“La guerra è come il terremoto” Il racconto di Asma
Asma ha 39 anni, occhi castagno e sguardo fiero. Viene da Aleppo, la Sarajevo del Duemila, da dove è fuggita con i suoi dodici figli. O meglio, otto più quattro, perché quando la seconda moglie del marito se ne è andata senza troppe spiegazioni, Asma ha deciso all’istante di adottarne la prole, senza pensare che la sua, di famiglia, fosse già troppo numerosa. “Ho fatto quello che dovevo ma Aleppo non era sicura. Ho venduto i nostri campi e siamo fuggiti. In Turchia ho ottenuto il via libera per Berlino, dove già era riuscito a rifugiarsi mio marito, ma solo per i miei figli naturali. Mi sono detta: O tutti o nessuno. Così ho cercato altre vie”.
Asma ha attraversato il mare, i figli tutti in braccio, il più piccolo di 3 anni, e ha visto il confine serrarsi davanti agli occhi. Ora abita ad Atene, in attesa di un nuovo responso, ospite della struttura di Neos Kosmos gestita dalla Caritas di Foligno. Già, perché nella struttura finiscono loro, quelli che non riescono a trovare spazio nel resto della società. Un carosello – quello del centro – di lingue, profumi e religioni; un piccolo segno in mezzo al diluvio di chi, per dirla con Bauman, vuole fare della paura un mercato.
Corre col dito sul Corano, Asma, al racconto del terremoto che ha toccato il centro Italia. “La guerra e il terremoto non sono così diversi, si portano via tutto – sembra dire toccandosi il cuore -: il tuo ruolo sociale, gli affetti, la casa. A me ha salvato l’ironia. Quando eravamo persi per mare cercavo sempre di far sorridere gli altri”.
Maria non è siriana ma il suo sguardo fiero ricorda la forza di Asma. La incontro per Foligno, contrariata dal giro esasperato di balocchi di cui è stata ricoperta la nipote. Brandisce una seggiolina, intagliata in legno, unico giocattolo della sua infanzia lontana.
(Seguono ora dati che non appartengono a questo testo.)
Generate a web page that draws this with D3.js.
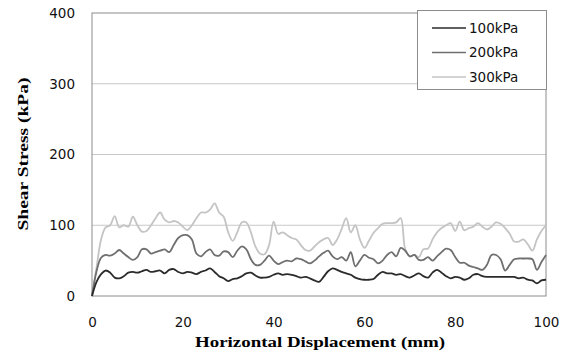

Un’arte, quella della falegnameria, che lo zio aveva appreso nei campi di concentramento e a cui aveva restituito Bellezza cesellandole quel piccolo gioco. “Avevo solo questo – mi dice – ma sono stata felice”. Penso a Rayen, 10 anni, uno dei dodici figli di Asma. “In Siria mi chiamavano «pinguino» perché gli somiglio per come cammino, mi aveva detto un giorno allungandomi un pinguino di peluche, il suo unico giocattolo. Devi tenerlo tu, devi portarlo in Italia”. Stringo forte il pupazzo, come la mia amica la sua seggiolina d’un tempo. Quel gioco è un simbolo che attraverserà la storia. Concordo anch’io con Bauman: “Le persone oggi hanno paura di avere paura, anche senza darsi una spiegazione”, ma questa spiegazione devono iniziare a darsela, per non mettere i profughi al posto della paura, e quella paura non iniziare mai a guardarla. Perché “questa paura che non spiega la sua sorgente è un ottimo capitale per coloro che la vogliono utilizzare per motivi politici e commerciali.” E allora ci perderemmo la bellezza di Asma, Rayen e del suo pinguino.